_WORK TO DO_:
Copy each line exactly. Leave nothing out.
▬▬▬▬▬▬▬▬▬▬
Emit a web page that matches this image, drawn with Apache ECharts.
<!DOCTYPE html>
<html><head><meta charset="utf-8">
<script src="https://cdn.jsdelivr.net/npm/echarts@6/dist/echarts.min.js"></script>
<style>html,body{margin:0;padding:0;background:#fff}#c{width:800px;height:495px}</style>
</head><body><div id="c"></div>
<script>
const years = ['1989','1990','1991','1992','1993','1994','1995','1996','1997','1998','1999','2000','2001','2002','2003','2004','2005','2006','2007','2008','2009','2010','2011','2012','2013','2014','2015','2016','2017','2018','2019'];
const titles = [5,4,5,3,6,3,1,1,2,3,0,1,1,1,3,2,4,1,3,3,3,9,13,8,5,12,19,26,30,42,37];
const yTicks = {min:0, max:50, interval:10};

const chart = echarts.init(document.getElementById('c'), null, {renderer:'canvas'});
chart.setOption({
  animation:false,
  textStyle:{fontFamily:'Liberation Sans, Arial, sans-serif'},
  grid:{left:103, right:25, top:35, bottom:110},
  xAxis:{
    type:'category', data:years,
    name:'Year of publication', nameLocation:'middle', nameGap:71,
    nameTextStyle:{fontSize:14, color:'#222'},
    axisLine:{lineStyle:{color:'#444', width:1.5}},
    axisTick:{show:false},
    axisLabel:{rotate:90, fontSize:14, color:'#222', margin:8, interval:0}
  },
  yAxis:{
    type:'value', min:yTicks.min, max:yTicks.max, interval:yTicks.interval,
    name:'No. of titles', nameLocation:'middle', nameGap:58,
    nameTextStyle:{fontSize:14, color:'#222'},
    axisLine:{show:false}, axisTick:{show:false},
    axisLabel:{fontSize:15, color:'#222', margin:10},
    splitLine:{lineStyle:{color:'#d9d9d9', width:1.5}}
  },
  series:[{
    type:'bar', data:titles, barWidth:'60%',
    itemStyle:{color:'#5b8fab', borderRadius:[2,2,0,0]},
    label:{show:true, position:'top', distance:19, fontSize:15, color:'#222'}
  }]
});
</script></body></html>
▬▬▬▬▬▬▬▬▬▬
_RESULT_:
Emit a web page that matches this image, drawn with Apache ECharts.
<!DOCTYPE html>
<html><head><meta charset="utf-8">
<script src="https://cdn.jsdelivr.net/npm/echarts@6/dist/echarts.min.js"></script>
<style>html,body{margin:0;padding:0;background:#fff}#c{width:800px;height:495px}</style>
</head><body><div id="c"></div>
<script>
const years = ['1989','1990','1991','1992','1993','1994','1995','1996','1997','1998','1999','2000','2001','2002','2003','2004','2005','2006','2007','2008','2009','2010','2011','2012','2013','2014','2015','2016','2017','2018','2019'];
const titles = [5,4,5,3,6,3,1,1,2,3,0,1,1,1,3,2,4,1,3,3,3,9,13,8,5,12,19,26,30,42,37];
const yTicks = {min:0, max:50, interval:10};

const chart = echarts.init(document.getElementById('c'), null, {renderer:'canvas'});
chart.setOption({
  animation:false,
  textStyle:{fontFamily:'Liberation Sans, Arial, sans-serif'},
  grid:{left:103, right:25, top:35, bottom:110},
  xAxis:{
    type:'category', data:years,
    name:'Year of publication', nameLocation:'middle', nameGap:71,
    nameTextStyle:{fontSize:14, color:'#222'},
    axisLine:{lineStyle:{color:'#444', width:1.5}},
    axisTick:{show:false},
    axisLabel:{rotate:90, fontSize:14, color:'#222', margin:8, interval:0}
  },
  yAxis:{
    type:'value', min:yTicks.min, max:yTicks.max, interval:yTicks.interval,
    name:'No. of titles', nameLocation:'middle', nameGap:58,
    nameTextStyle:{fontSize:14, color:'#222'},
    axisLine:{show:false}, axisTick:{show:false},
    axisLabel:{fontSize:15, color:'#222', margin:10},
    splitLine:{lineStyle:{color:'#d9d9d9', width:1.5}}
  },
  series:[{
    type:'bar', data:titles, barWidth:'60%',
    itemStyle:{color:'#5b8fab', borderRadius:[2,2,0,0]},
    label:{show:true, position:'top', distance:19, fontSize:15, color:'#222'}
  }]
});
</script></body></html>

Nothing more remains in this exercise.